Alternative fuels are increasingly being used in the cement industry to reduce production costs. The cement manufacturing industry is highly capital-intensive, and fuel consumption accounts for almost one-third of the cost of cement production. Due to increased demand for cement in the past few years, most companies have focused on the addition of new capacities. Manufacturers have started to consider alternative fuel sources such as biomass or waste to reduce operating costs, as well as to contribute to a greener environment. In 2018, LafargeHolcim, a Switzerland-based building materials company, reduced net CO2 emissions per tonne of cementitious material by 1% year-on-year to 576 kg CO2/t in 2018 from 582kg CO2/t in 2017, mostly by using alternative fuels.
In November 2014, a study was conducted on the impact of environmental accounting in the cement sector in India.

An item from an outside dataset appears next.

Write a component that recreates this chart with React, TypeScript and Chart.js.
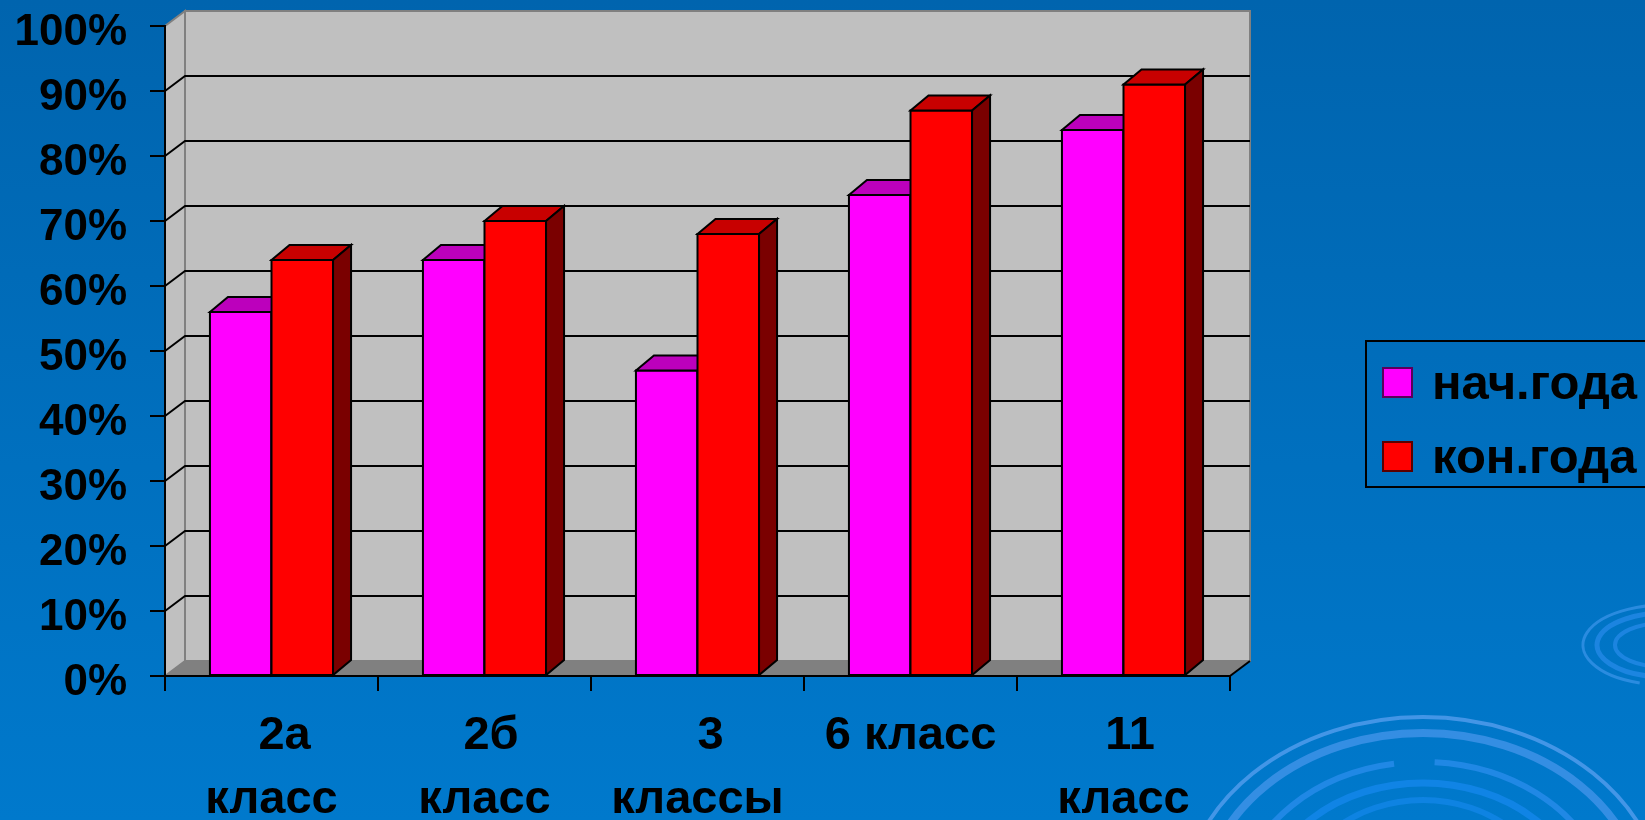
import React, { useEffect, useRef } from "react";
import { Chart, registerables } from "chart.js";

Chart.register(...registerables);

// ---- data ----
const categories: (string | string[])[] = [
  ["  2а", "класс"],
  [" 2б", "класс"],
  ["  3", "классы"],
  "6 класс",
  [" 11", "класс"],
];
const seriesNames = ["нач.года", "кон.года"];
const startValues = [56, 64, 47, 74, 84];
const endValues = [64, 70, 68, 87, 91];
const yMin = 0;
const yMax = 100;
const yStep = 10;

// ---- styles ----
const frontColors = ["#FF00FF", "#FF0000"];
const topColors = ["#BC00BC", "#C80000"];
const sideColors = ["#800080", "#7A0000"];
const legendBorders = ["#5A005A", "#5A0000"];
const FONT = "'Liberation Sans', Arial, sans-serif";
const WALL_DX = 20;
const WALL_DY = 15;
const BAR_DX = 18;
const BAR_DY = 15;

const threeDPlugin = {
  id: "threeD",
  beforeDraw(chart: any) {
    const { ctx, width, height } = chart;
    ctx.save();
    const g = ctx.createLinearGradient(0, 0, 0, height);
    g.addColorStop(0, "#0064AE");
    g.addColorStop(1, "#0079CC");
    ctx.fillStyle = g;
    ctx.fillRect(0, 0, width, height);

    // decorative ripples
    const ripple = (cx: number, cy: number, rx: number, ry: number, lw: number, col: string, a0: number, a1: number) => {
      ctx.beginPath();
      ctx.ellipse(cx, cy, rx, ry, 0, a0, a1);
      ctx.strokeStyle = col;
      ctx.lineWidth = lw;
      ctx.stroke();
    };
    const P = Math.PI;
    ripple(1423, 910, 241, 193, 4, "rgba(90,160,240,0.75)", P, 2 * P);
    ripple(1423, 910, 221, 177, 8, "rgba(70,150,235,0.75)", P, 2 * P);
    ripple(1423, 910, 185, 148, 6, "rgba(40,140,235,0.8)", P * 1.05, P * 1.45);
    ripple(1423, 910, 185, 148, 6, "rgba(40,140,235,0.8)", P * 1.52, P * 1.9);
    ripple(1423, 910, 160, 127, 7, "rgba(20,135,235,0.8)", P, 2 * P);
    ripple(1423, 910, 130, 110, 6, "rgba(20,135,235,0.7)", P, 2 * P);
    ripple(1665, 645, 82, 40, 3, "rgba(60,150,235,0.7)", P * 0.6, P * 1.6);
    ripple(1665, 645, 68, 32, 5, "rgba(40,140,235,0.7)", P * 0.55, P * 1.55);
    ripple(1665, 645, 50, 22, 4, "rgba(40,140,235,0.7)", P * 0.5, P * 1.5);

    // walls
    const { left, right, top, bottom } = chart.chartArea;
    ctx.fillStyle = "#C0C0C0";
    ctx.strokeStyle = "#808080";
    ctx.lineWidth = 2;
    // side wall
    ctx.beginPath();
    ctx.moveTo(left, bottom);
    ctx.lineTo(left, top);
    ctx.lineTo(left + WALL_DX, top - WALL_DY);
    ctx.lineTo(left + WALL_DX, bottom - WALL_DY);
    ctx.closePath();
    ctx.fill();
    ctx.stroke();
    // back wall
    ctx.beginPath();
    ctx.rect(left + WALL_DX, top - WALL_DY, right - left, bottom - top);
    ctx.fill();
    ctx.stroke();
    // floor
    ctx.fillStyle = "#808080";
    ctx.beginPath();
    ctx.moveTo(left, bottom);
    ctx.lineTo(right, bottom);
    ctx.lineTo(right + WALL_DX, bottom - WALL_DY);
    ctx.lineTo(left + WALL_DX, bottom - WALL_DY);
    ctx.closePath();
    ctx.fill();
    ctx.strokeStyle = "#000";
    ctx.beginPath();
    ctx.moveTo(right, bottom);
    ctx.lineTo(right + WALL_DX, bottom - WALL_DY);
    ctx.stroke();

    // gridlines on back wall + connectors on side wall
    const yScale = chart.scales.y;
    ctx.strokeStyle = "#000";
    ctx.lineWidth = 2;
    for (let v = yMin + yStep; v < yMax; v += yStep) {
      const y = Math.round(yScale.getPixelForValue(v));
      ctx.beginPath();
      ctx.moveTo(left, y);
      ctx.lineTo(left + WALL_DX, y - WALL_DY);
      ctx.lineTo(right + WALL_DX, y - WALL_DY);
      ctx.stroke();
    }
    ctx.restore();
  },
  afterDatasetsDraw(chart: any) {
    const { ctx } = chart;
    ctx.save();
    ctx.lineWidth = 2;
    ctx.strokeStyle = "#000";
    ctx.lineJoin = "miter";
    const n = chart.data.labels.length;
    for (let i = 0; i < n; i++) {
      chart.data.datasets.forEach((ds: any, d: number) => {
        const bar = chart.getDatasetMeta(d).data[i];
        if (!bar) return;
        const x0 = bar.x - bar.width / 2;
        const x1 = bar.x + bar.width / 2;
        const yT = bar.y;
        const yB = bar.base;
        // front
        ctx.fillStyle = frontColors[d];
        ctx.beginPath();
        ctx.rect(x0, yT, x1 - x0, yB - yT);
        ctx.fill();
        ctx.stroke();
        // top
        ctx.fillStyle = topColors[d];
        ctx.beginPath();
        ctx.moveTo(x0, yT);
        ctx.lineTo(x0 + BAR_DX, yT - BAR_DY);
        ctx.lineTo(x1 + BAR_DX, yT - BAR_DY);
        ctx.lineTo(x1, yT);
        ctx.closePath();
        ctx.fill();
        ctx.stroke();
        // side
        ctx.fillStyle = sideColors[d];
        ctx.beginPath();
        ctx.moveTo(x1, yT);
        ctx.lineTo(x1 + BAR_DX, yT - BAR_DY);
        ctx.lineTo(x1 + BAR_DX, yB - BAR_DY);
        ctx.lineTo(x1, yB);
        ctx.closePath();
        ctx.fill();
        ctx.stroke();
      });
    }
    ctx.restore();
  },
  afterDraw(chart: any) {
    const { ctx } = chart;
    ctx.save();
    // y-axis tick labels (from the scale's own ticks)
    const yScale = chart.scales.y;
    ctx.font = `bold 44px ${FONT}`;
    ctx.fillStyle = "#000";
    ctx.textAlign = "right";
    ctx.textBaseline = "middle";
    yScale.ticks.forEach((t: any) => {
      const y = yScale.getPixelForValue(t.value);
      ctx.fillText(`${t.value}%`, 127, y + 7);
    });

    // legend
    ctx.strokeStyle = "#000";
    ctx.lineWidth = 2;
    ctx.strokeRect(1366, 341, 320, 146);
    ctx.font = `bold 49px ${FONT}`;
    ctx.textBaseline = "alphabetic";
    ctx.textAlign = "left";
    chart.data.datasets.forEach((ds: any, d: number) => {
      const y = 368 + d * 74;
      ctx.fillStyle = frontColors[d];
      ctx.fillRect(1383, y, 29, 29);
      ctx.strokeStyle = legendBorders[d];
      ctx.strokeRect(1383, y, 29, 29);
      ctx.fillStyle = "#000";
      ctx.fillText(ds.label, 1432, y + 31);
    });
    ctx.restore();
  },
};

export default function App() {
  const ref = useRef<HTMLCanvasElement>(null);
  useEffect(() => {
    document.body.style.margin = "0";
    const canvas = ref.current!;
    const chart = new Chart(canvas, {
      type: "bar",
      data: {
        labels: categories as any,
        datasets: [
          { label: seriesNames[0], data: startValues, backgroundColor: frontColors[0], borderColor: "#000", borderWidth: 2 },
          { label: seriesNames[1], data: endValues, backgroundColor: frontColors[1], borderColor: "#000", borderWidth: 2 },
        ],
      },
      options: {
        responsive: false,
        animation: false,
        devicePixelRatio: 1,
        layout: { padding: { top: 26, right: 415, left: 0, bottom: 0 } },
        plugins: { legend: { display: false }, tooltip: { enabled: false }, title: { display: false } },
        datasets: { bar: { categoryPercentage: 0.578, barPercentage: 1 } } as any,
        scales: {
          x: {
            offset: true,
            grid: { offset: true, drawOnChartArea: false, drawTicks: true, tickLength: 15, color: "#000", lineWidth: 2 },
            border: { display: true, color: "#000", width: 2 },
            ticks: {
              color: "#000",
              padding: 13,
              maxRotation: 0,
              autoSkip: false,
              font: { family: FONT, size: 47, weight: "bold", lineHeight: 1.36 },
            },
            afterFit: (s: any) => {
              s.height = 144;
            },
          },
          y: {
            min: yMin,
            max: yMax,
            grid: { drawOnChartArea: false, drawTicks: true, tickLength: 15, color: "#000", lineWidth: 2 },
            border: { display: true, color: "#000", width: 2 },
            ticks: {
              display: false,
              stepSize: yStep,
            },
            afterFit: (s: any) => {
              s.width = 165;
            },
          },
        },
      },
      plugins: [threeDPlugin],
    });
    return () => chart.destroy();
  }, []);
  return (
    <div style={{ position: "fixed", left: 0, top: 0, width: 1645, height: 820 }}>
      <canvas ref={ref} width={1645} height={820} style={{ display: "block", width: 1645, height: 820 }} />
    </div>
  );
}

The study revealed the application of environmental accounting helped cement manufacturers reduce and eliminate production and release of damaging pollutants and greenhouse gasses, particularly CO2. According to the study, overall cement emissions could be reduced from 2006 levels by 2050 using less carbon-intensive fuels and by switching to natural gas, biomass and waste derived fuels to heat the kiln. The study also revealed that the use of blended cement made of coal fly ash and blast furnace slag helped reduce CO2 emissions by 20%, while switching from inefficient wet to dry production methods or regular preventive maintenance helped reduce emissions by 40% and bring efficiency in the production process.
The global cement and concrete market is expected to grow from around $483 billion in 2019 to more than $652 billion in 2022 at a compound annual growth rate (CAGR) of 10.4%.
The increased use of alternative raw materials in cement production is delivering improved quality of products and reducing the environmental impact. The main raw material used in cement production has traditionally been limestone. About 60% of the industry’s CO2 emissions are caused by decarbonation of limestone during the production process. The innovations and research and development projects in the industry have already replaced some of the natural raw materials with waste and by-products from other industrial processes. The waste and by-products elements such as calcium, silica, alumina and iron are used as alternative binding materials instead of natural substances such as clay, shale and limestone in cement production. In Europe, for example, about 3-4% of raw materials used in the production of clinker consists of alternative raw materials and ashes from fuel, totaling about 14.5 million tonnes a year. The clinker-to-cement ratio in the EU27 is 73.7%, whereas ordinary Portland cement can contain up to 95% clinker and the remaining 5% is gypsum.